Schlegelmilch agreed that past efforts to confront overcapacity at the Organization for Economic Cooperation and Development stalled because countries had diverging interests.
"Not only China, but also other countries, in the end, when they saw this becoming serious … refused to participate in some of the parts of the work," he said. "We have to be mindful of that. Carefully see what will be the entry criteria before just taking a decision to open it up."
Schlegelmilch said that the agreement the U.S. and the EU aim to reach within two years will have to address subsidies for steelmakers, but cautioned that subsidies that are aimed at helping companies decarbonize may be beneficial to the other plank of the agreement.
In many places, the subsidies are not to make steel cleaner, he said, but rather are cheap credit, cheap land or purchasing guarantees.
Willems said the entire Section 232 regime in steel is built on the premise that the industry needs 80% utilization to have enough capital to reinvest, but he said that utilization numbers have fluctuated between 76% and 82% even as tariffs and quotas have been steady. He suggested that the utilization has more to do with domestic demand than the level of imports.
Peisch responded, "I think it’s true capacity utilization is only one measure," but she said the administration would still like to see more domestic steel production. And she questioned Willems' assumption that the price difference between the U.S. and other major steel markets is because of Section 232. She said it "can't be all because of the tariffs."

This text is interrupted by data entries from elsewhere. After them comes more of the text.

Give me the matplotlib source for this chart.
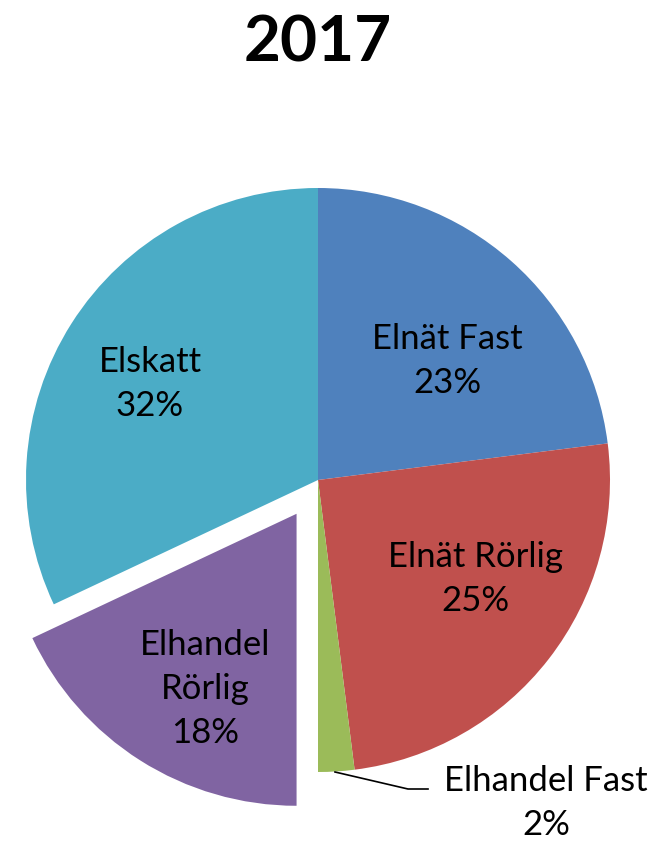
import matplotlib

matplotlib.use("Agg")
import matplotlib.pyplot as plt

plt.rcParams["font.family"] = ["Lato", "DejaVu Sans"]

# slice data, clockwise from 12 o'clock
labels = ["Elnät Fast", "Elnät Rörlig", "Elhandel Fast", "Elhandel Rörlig", "Elskatt"]
label_text = ["Elnät Fast\n23%", "Elnät Rörlig\n25%", "Elhandel Fast\n2%",
              "Elhandel\nRörlig\n18%", "Elskatt\n32%"]
shares = [23, 25, 2, 18, 32]
colors = ["#4F81BD", "#C0504D", "#9BBB59", "#8064A2", "#4BACC6"]

W, H = 663, 845
fig = plt.figure(figsize=(W / 100, H / 100), dpi=100)
ax = fig.add_axes([0, 0, 1, 1])

# work in pixel coords measured from the top, converted to y-up
def Y(y):
    return H - y

cx, cy, r = 318, 481, 292
# explode offset is in data units for matplotlib, so scale by radius
explode = [0, 0, 0, 0.137 * r, 0]
wedges, _ = ax.pie(
    shares,
    colors=colors,
    explode=explode,
    startangle=90,
    counterclock=False,
    center=(cx, Y(cy)),
    radius=r,
    frame=True,
    wedgeprops=dict(linewidth=0),
)
ax.set_xlim(0, W)
ax.set_ylim(0, H)
ax.set_aspect("equal")
ax.axis("off")

fs = 25
pos = {
    0: (447, 361),
    1: (475, 579),
    3: (205, 689),
    4: (150, 384),
}
for i, (x, y) in pos.items():
    ax.text(x, Y(y), label_text[i], ha="center", va="center", fontsize=fs,
            linespacing=1.45, color="#000000")

# outside label for the small slice with leader line
ax.plot([335, 408, 428], [Y(773), Y(790), Y(790)], color="black", linewidth=1.2)
ax.text(546, Y(803), label_text[2], ha="center", va="center", fontsize=fs,
        linespacing=1.45)

ax.text(318, Y(43), "2017", ha="center", va="center", fontsize=46,
        fontweight="bold")

fig.savefig("out.png", dpi=100)
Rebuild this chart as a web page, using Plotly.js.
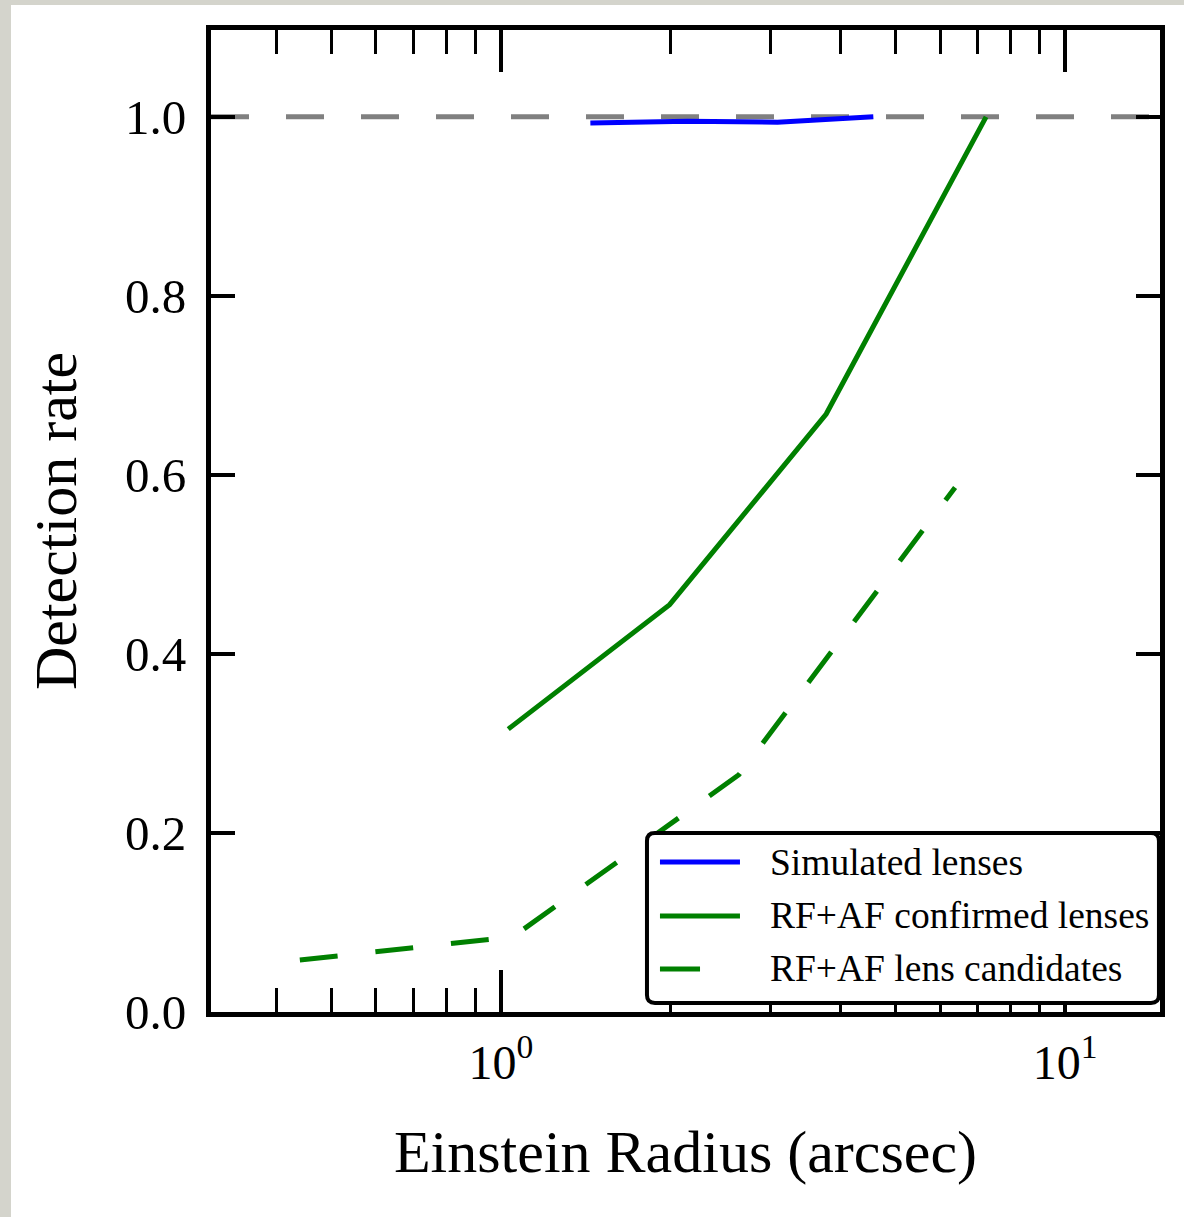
<!DOCTYPE html>
<html>
<head>
<meta charset="utf-8">
<script src="https://cdn.plot.ly/plotly-3.0.1.min.js"></script>
<style>
  html, body { margin: 0; padding: 0; width: 1184px; height: 1217px; background: #d4d4cc; overflow: hidden; }
  #chart { position: absolute; left: 11px; top: 5px; width: 1173px; height: 1212px; background: #ffffff; }
</style>
</head>
<body>
<div id="chart"></div>
<script>
// ---- data ----
const seriesNames = ["Simulated lenses", "RF+AF confirmed lenses", "RF+AF lens candidates"];
const simX  = [1.44, 2.14, 3.09, 4.57];
const simY  = [0.993, 0.995, 0.994, 1.0];
const confX = [1.03, 1.99, 3.77, 7.24];
const confY = [0.316, 0.455, 0.668, 1.0];
const candX = [0.44, 1.05, 2.64, 6.38];
const candY = [0.058, 0.084, 0.265, 0.586];
const referenceLevel = 1.0;
const xTickVals = [1, 10];
const xTickText = ["10<sup>0</sup>", "10<sup>1</sup>"];
const xMinorVals = [0.4, 0.5, 0.6, 0.7, 0.8, 0.9, 2, 3, 4, 5, 6, 7, 8, 9];
const yTickVals = [0.0, 0.2, 0.4, 0.6, 0.8, 1.0];
const yTickText = ["0.0", "0.2", "0.4", "0.6", "0.8", "1.0"];

const serif = "Liberation Serif, Times New Roman, serif";
const colors = ["#0000ff", "#008000", "#008000"];
const dashes = ["solid", "solid", "38px,38px"];

const traces = [
  {x: simX, y: simY, name: seriesNames[0], mode: "lines", line: {color: colors[0], width: 5, dash: dashes[0]}},
  {x: confX, y: confY, name: seriesNames[1], mode: "lines", line: {color: colors[1], width: 5, dash: dashes[1]}},
  {x: candX, y: candY, name: seriesNames[2], mode: "lines", line: {color: colors[2], width: 5, dash: dashes[2]}}
];

// legend box geometry (paper coords)
const lx0 = 0.4594, lx1 = 0.9989, ly0 = 0.0092, ly1 = 0.1823, rx = 0.0084, ry = 0.0081;
const boxPath = `M${lx0+rx},${ly1} L${lx1-rx},${ly1} Q${lx1},${ly1} ${lx1},${ly1-ry} L${lx1},${ly0+ry} Q${lx1},${ly0} ${lx1-rx},${ly0} L${lx0+rx},${ly0} Q${lx0},${ly0} ${lx0},${ly0+ry} L${lx0},${ly1-ry} Q${lx0},${ly1} ${lx0+rx},${ly1} Z`;
const rowY = [0.1527, 0.0978, 0.0438];
const sx0 = 0.4731, sx1 = [0.5574, 0.5574, 0.5153], tx = 0.5869;

const shapes = [
  {type: "line", xref: "paper", x0: 0, x1: 1, yref: "y", y0: referenceLevel, y1: referenceLevel,
   line: {color: "#808080", width: 5, dash: "38px,37px"}, layer: "below"},
  {type: "path", xref: "paper", yref: "paper", path: boxPath, fillcolor: "#ffffff",
   line: {color: "#000000", width: 4}, layer: "above"}
];
const annotations = [];
seriesNames.forEach((nm, i) => {
  shapes.push({type: "line", xref: "paper", yref: "paper", x0: sx0, x1: sx1[i], y0: rowY[i], y1: rowY[i],
    line: {color: colors[i], width: 5, dash: "solid"}, layer: "above"});
  annotations.push({xref: "paper", yref: "paper", x: tx, y: rowY[i], xanchor: "left", yanchor: "middle",
    text: nm, showarrow: false, font: {family: serif, size: 37.5, color: "#000"}});
});

const layout = {
  width: 1173, height: 1212,
  paper_bgcolor: "#ffffff", plot_bgcolor: "#ffffff",
  margin: {l: 200, r: 24, t: 25, b: 205},
  showlegend: false,
  font: {family: serif, color: "#000"},
  xaxis: {
    type: "log", range: [-0.514, 1.168],
    tickmode: "array", tickvals: xTickVals, ticktext: xTickText,
    ticks: "inside", ticklen: 42, tickwidth: 4, tickcolor: "#000",
    showline: true, linewidth: 5, linecolor: "#000", mirror: "allticks",
    showgrid: false, zeroline: false,
    tickfont: {family: serif, size: 48, color: "#000"},
    ticklabelstandoff: 4,
    minor: {tickmode: "array", tickvals: xMinorVals, ticks: "inside", ticklen: 24, tickwidth: 3, tickcolor: "#000", showgrid: false},
    title: {text: "Einstein Radius (arcsec)", font: {family: serif, size: 60, color: "#000"}, standoff: 44}
  },
  yaxis: {
    range: [0, 1.097],
    tickmode: "array", tickvals: yTickVals, ticktext: yTickText,
    ticks: "inside", ticklen: 24, tickwidth: 4, tickcolor: "#000",
    showline: true, linewidth: 5, linecolor: "#000", mirror: "allticks",
    showgrid: false, zeroline: false,
    tickfont: {family: serif, size: 49, color: "#000"},
    ticklabelstandoff: 10,
    title: {text: "Detection rate", font: {family: serif, size: 60, color: "#000"}, standoff: 30}
  },
  shapes: shapes,
  annotations: annotations
};

Plotly.newPlot("chart", traces, layout, {displayModeBar: false, staticPlot: true});
</script>
</body>
</html>
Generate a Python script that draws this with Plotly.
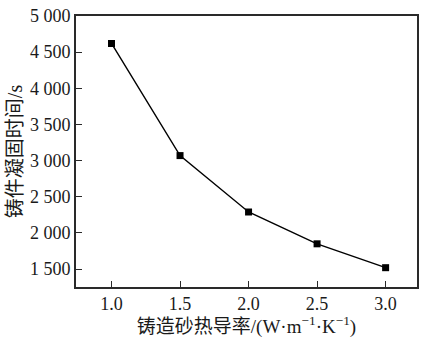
import plotly.graph_objects as go

# Sand thermal conductivity vs. casting solidification time
conductivity = [1.0, 1.5, 2.0, 2.5, 3.0]
solidify_time = [4620, 3070, 2290, 1850, 1520]

x_ticks = [1.0, 1.5, 2.0, 2.5, 3.0]
x_ticktext = ["1.0", "1.5", "2.0", "2.5", "3.0"]
y_ticks = [1500, 2000, 2500, 3000, 3500, 4000, 4500, 5000]
y_ticktext = ["1 500", "2 000", "2 500", "3 000", "3 500", "4 000", "4 500", "5 000"]

FONT = "Liberation Serif, Times New Roman, Noto Sans CJK SC, serif"
AXIS_COLOR = "#2a2a2a"

fig = go.Figure(
    go.Scatter(
        x=conductivity,
        y=solidify_time,
        mode="lines+markers",
        line=dict(color="black", width=1.4),
        marker=dict(symbol="square", size=7, color="black"),
        showlegend=False,
    )
)

axis_common = dict(
    showgrid=False,
    zeroline=False,
    showline=True,
    linecolor=AXIS_COLOR,
    linewidth=1.6,
    mirror=True,
    ticks="inside",
    ticklen=6,
    tickwidth=1.3,
    tickcolor=AXIS_COLOR,
    tickfont=dict(family=FONT, size=18, color="#1a1a1a"),
)

fig.update_xaxes(
    range=[0.741, 3.229],
    tickvals=x_ticks,
    ticktext=x_ticktext,
    title=dict(
        text="铸造砂热导率/(W·m<sup>−1</sup>·K<sup>−1</sup>)",
        font=dict(family=FONT, size=19, color="#1a1a1a"),
        standoff=4,
    ),
    **axis_common,
)
fig.update_yaxes(
    range=[1253, 5000],
    tickvals=y_ticks,
    ticktext=y_ticktext,
    title=dict(
        text="铸件凝固时间/s",
        font=dict(family=FONT, size=20, color="#1a1a1a"),
        standoff=2,
    ),
    **axis_common,
)

fig.update_layout(
    width=425,
    height=338,
    margin=dict(l=76, r=6, t=14, b=50),
    paper_bgcolor="white",
    plot_bgcolor="white",
)

fig.write_html("out.html")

She also reminded listeners that the state of steel trade before 2018 was not free trade. It was a time when China's industrial planning, decisions that weren't made on market conditions, affected steel producers around the world. "We are trying to correct for that," she said, if imperfectly. "We have decided as an administration and a country we can’t just accept somebody else’s market terms that they are imposing on the rest of the world."